**TASK TO CARRY OUT**
Repeat the data that follows, word for word, without the images.

**MATERIAL PROVIDED**
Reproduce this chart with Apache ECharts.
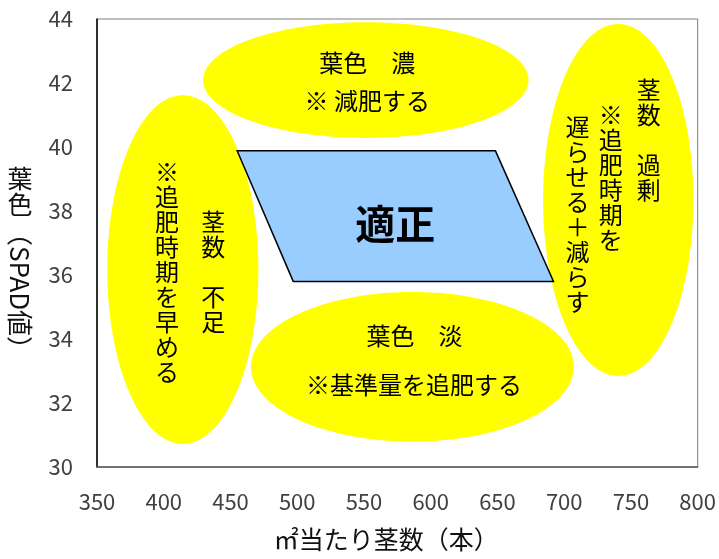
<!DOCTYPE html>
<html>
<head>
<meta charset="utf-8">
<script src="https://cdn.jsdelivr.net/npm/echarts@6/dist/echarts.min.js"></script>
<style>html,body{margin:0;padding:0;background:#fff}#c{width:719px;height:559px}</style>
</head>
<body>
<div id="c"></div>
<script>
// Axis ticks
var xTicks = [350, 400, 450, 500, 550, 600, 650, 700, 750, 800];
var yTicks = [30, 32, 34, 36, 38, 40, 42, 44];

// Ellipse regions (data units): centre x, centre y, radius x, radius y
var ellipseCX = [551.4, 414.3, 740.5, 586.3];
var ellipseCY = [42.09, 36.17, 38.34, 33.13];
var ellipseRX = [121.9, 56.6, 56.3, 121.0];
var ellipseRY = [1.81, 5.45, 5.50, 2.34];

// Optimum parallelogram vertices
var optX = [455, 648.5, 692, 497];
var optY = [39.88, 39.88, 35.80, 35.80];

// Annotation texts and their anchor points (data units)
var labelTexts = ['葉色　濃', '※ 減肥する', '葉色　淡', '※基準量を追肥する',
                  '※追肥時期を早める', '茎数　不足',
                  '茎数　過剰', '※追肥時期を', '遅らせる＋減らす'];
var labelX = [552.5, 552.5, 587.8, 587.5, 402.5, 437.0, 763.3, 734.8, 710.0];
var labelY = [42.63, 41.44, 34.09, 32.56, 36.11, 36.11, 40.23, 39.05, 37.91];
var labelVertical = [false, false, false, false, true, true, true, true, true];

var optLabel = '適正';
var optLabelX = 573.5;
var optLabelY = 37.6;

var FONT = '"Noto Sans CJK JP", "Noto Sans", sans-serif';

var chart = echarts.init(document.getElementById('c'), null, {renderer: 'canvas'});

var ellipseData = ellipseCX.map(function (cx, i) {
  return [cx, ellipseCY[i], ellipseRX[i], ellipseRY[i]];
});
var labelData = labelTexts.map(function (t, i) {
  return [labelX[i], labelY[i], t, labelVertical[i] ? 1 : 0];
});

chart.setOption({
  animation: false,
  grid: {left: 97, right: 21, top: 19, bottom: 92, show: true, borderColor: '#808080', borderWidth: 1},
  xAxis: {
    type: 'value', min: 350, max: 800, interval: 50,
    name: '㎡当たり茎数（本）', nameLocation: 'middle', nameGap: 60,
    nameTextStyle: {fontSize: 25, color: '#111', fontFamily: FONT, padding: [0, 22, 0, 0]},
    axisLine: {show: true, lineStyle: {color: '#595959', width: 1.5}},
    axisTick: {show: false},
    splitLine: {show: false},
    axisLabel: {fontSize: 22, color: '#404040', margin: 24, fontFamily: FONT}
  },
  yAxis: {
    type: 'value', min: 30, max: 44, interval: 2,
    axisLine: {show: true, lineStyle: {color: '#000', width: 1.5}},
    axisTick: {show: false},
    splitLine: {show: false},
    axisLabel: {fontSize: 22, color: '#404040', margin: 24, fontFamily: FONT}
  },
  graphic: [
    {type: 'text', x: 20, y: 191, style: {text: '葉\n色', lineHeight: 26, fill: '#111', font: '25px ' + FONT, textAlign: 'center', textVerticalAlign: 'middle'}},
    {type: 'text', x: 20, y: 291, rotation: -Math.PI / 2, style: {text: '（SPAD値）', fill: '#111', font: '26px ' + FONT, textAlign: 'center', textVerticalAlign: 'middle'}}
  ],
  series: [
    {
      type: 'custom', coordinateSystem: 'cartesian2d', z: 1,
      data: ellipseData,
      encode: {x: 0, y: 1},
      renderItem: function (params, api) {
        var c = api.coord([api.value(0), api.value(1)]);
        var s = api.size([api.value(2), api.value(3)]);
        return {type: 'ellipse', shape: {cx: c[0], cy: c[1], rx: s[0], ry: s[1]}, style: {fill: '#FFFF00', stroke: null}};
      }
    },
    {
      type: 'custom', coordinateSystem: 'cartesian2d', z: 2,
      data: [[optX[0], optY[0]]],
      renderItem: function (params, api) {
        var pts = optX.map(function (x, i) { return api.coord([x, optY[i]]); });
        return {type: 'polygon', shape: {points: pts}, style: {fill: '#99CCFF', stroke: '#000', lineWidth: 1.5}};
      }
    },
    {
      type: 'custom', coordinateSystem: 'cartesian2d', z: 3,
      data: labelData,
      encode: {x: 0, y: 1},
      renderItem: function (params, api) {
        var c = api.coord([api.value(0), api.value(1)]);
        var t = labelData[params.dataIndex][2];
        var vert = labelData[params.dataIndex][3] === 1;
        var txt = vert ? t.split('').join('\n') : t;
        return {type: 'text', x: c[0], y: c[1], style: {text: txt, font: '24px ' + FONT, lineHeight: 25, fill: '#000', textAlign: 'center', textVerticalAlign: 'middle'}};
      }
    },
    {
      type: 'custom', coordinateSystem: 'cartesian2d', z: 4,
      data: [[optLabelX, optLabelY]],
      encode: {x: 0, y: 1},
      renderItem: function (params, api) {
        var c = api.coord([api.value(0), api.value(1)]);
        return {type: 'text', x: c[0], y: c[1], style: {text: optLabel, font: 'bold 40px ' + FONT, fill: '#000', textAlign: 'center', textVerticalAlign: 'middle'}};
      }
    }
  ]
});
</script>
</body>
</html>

**ANSWER TO THE EXERCISE**
Reproduce this chart with Apache ECharts.
<!DOCTYPE html>
<html>
<head>
<meta charset="utf-8">
<script src="https://cdn.jsdelivr.net/npm/echarts@6/dist/echarts.min.js"></script>
<style>html,body{margin:0;padding:0;background:#fff}#c{width:719px;height:559px}</style>
</head>
<body>
<div id="c"></div>
<script>
// Axis ticks
var xTicks = [350, 400, 450, 500, 550, 600, 650, 700, 750, 800];
var yTicks = [30, 32, 34, 36, 38, 40, 42, 44];

// Ellipse regions (data units): centre x, centre y, radius x, radius y
var ellipseCX = [551.4, 414.3, 740.5, 586.3];
var ellipseCY = [42.09, 36.17, 38.34, 33.13];
var ellipseRX = [121.9, 56.6, 56.3, 121.0];
var ellipseRY = [1.81, 5.45, 5.50, 2.34];

// Optimum parallelogram vertices
var optX = [455, 648.5, 692, 497];
var optY = [39.88, 39.88, 35.80, 35.80];

// Annotation texts and their anchor points (data units)
var labelTexts = ['葉色　濃', '※ 減肥する', '葉色　淡', '※基準量を追肥する',
                  '※追肥時期を早める', '茎数　不足',
                  '茎数　過剰', '※追肥時期を', '遅らせる＋減らす'];
var labelX = [552.5, 552.5, 587.8, 587.5, 402.5, 437.0, 763.3, 734.8, 710.0];
var labelY = [42.63, 41.44, 34.09, 32.56, 36.11, 36.11, 40.23, 39.05, 37.91];
var labelVertical = [false, false, false, false, true, true, true, true, true];

var optLabel = '適正';
var optLabelX = 573.5;
var optLabelY = 37.6;

var FONT = '"Noto Sans CJK JP", "Noto Sans", sans-serif';

var chart = echarts.init(document.getElementById('c'), null, {renderer: 'canvas'});

var ellipseData = ellipseCX.map(function (cx, i) {
  return [cx, ellipseCY[i], ellipseRX[i], ellipseRY[i]];
});
var labelData = labelTexts.map(function (t, i) {
  return [labelX[i], labelY[i], t, labelVertical[i] ? 1 : 0];
});

chart.setOption({
  animation: false,
  grid: {left: 97, right: 21, top: 19, bottom: 92, show: true, borderColor: '#808080', borderWidth: 1},
  xAxis: {
    type: 'value', min: 350, max: 800, interval: 50,
    name: '㎡当たり茎数（本）', nameLocation: 'middle', nameGap: 60,
    nameTextStyle: {fontSize: 25, color: '#111', fontFamily: FONT, padding: [0, 22, 0, 0]},
    axisLine: {show: true, lineStyle: {color: '#595959', width: 1.5}},
    axisTick: {show: false},
    splitLine: {show: false},
    axisLabel: {fontSize: 22, color: '#404040', margin: 24, fontFamily: FONT}
  },
  yAxis: {
    type: 'value', min: 30, max: 44, interval: 2,
    axisLine: {show: true, lineStyle: {color: '#000', width: 1.5}},
    axisTick: {show: false},
    splitLine: {show: false},
    axisLabel: {fontSize: 22, color: '#404040', margin: 24, fontFamily: FONT}
  },
  graphic: [
    {type: 'text', x: 20, y: 191, style: {text: '葉\n色', lineHeight: 26, fill: '#111', font: '25px ' + FONT, textAlign: 'center', textVerticalAlign: 'middle'}},
    {type: 'text', x: 20, y: 291, rotation: -Math.PI / 2, style: {text: '（SPAD値）', fill: '#111', font: '26px ' + FONT, textAlign: 'center', textVerticalAlign: 'middle'}}
  ],
  series: [
    {
      type: 'custom', coordinateSystem: 'cartesian2d', z: 1,
      data: ellipseData,
      encode: {x: 0, y: 1},
      renderItem: function (params, api) {
        var c = api.coord([api.value(0), api.value(1)]);
        var s = api.size([api.value(2), api.value(3)]);
        return {type: 'ellipse', shape: {cx: c[0], cy: c[1], rx: s[0], ry: s[1]}, style: {fill: '#FFFF00', stroke: null}};
      }
    },
    {
      type: 'custom', coordinateSystem: 'cartesian2d', z: 2,
      data: [[optX[0], optY[0]]],
      renderItem: function (params, api) {
        var pts = optX.map(function (x, i) { return api.coord([x, optY[i]]); });
        return {type: 'polygon', shape: {points: pts}, style: {fill: '#99CCFF', stroke: '#000', lineWidth: 1.5}};
      }
    },
    {
      type: 'custom', coordinateSystem: 'cartesian2d', z: 3,
      data: labelData,
      encode: {x: 0, y: 1},
      renderItem: function (params, api) {
        var c = api.coord([api.value(0), api.value(1)]);
        var t = labelData[params.dataIndex][2];
        var vert = labelData[params.dataIndex][3] === 1;
        var txt = vert ? t.split('').join('\n') : t;
        return {type: 'text', x: c[0], y: c[1], style: {text: txt, font: '24px ' + FONT, lineHeight: 25, fill: '#000', textAlign: 'center', textVerticalAlign: 'middle'}};
      }
    },
    {
      type: 'custom', coordinateSystem: 'cartesian2d', z: 4,
      data: [[optLabelX, optLabelY]],
      encode: {x: 0, y: 1},
      renderItem: function (params, api) {
        var c = api.coord([api.value(0), api.value(1)]);
        return {type: 'text', x: c[0], y: c[1], style: {text: optLabel, font: 'bold 40px ' + FONT, fill: '#000', textAlign: 'center', textVerticalAlign: 'middle'}};
      }
    }
  ]
});
</script>
</body>
</html>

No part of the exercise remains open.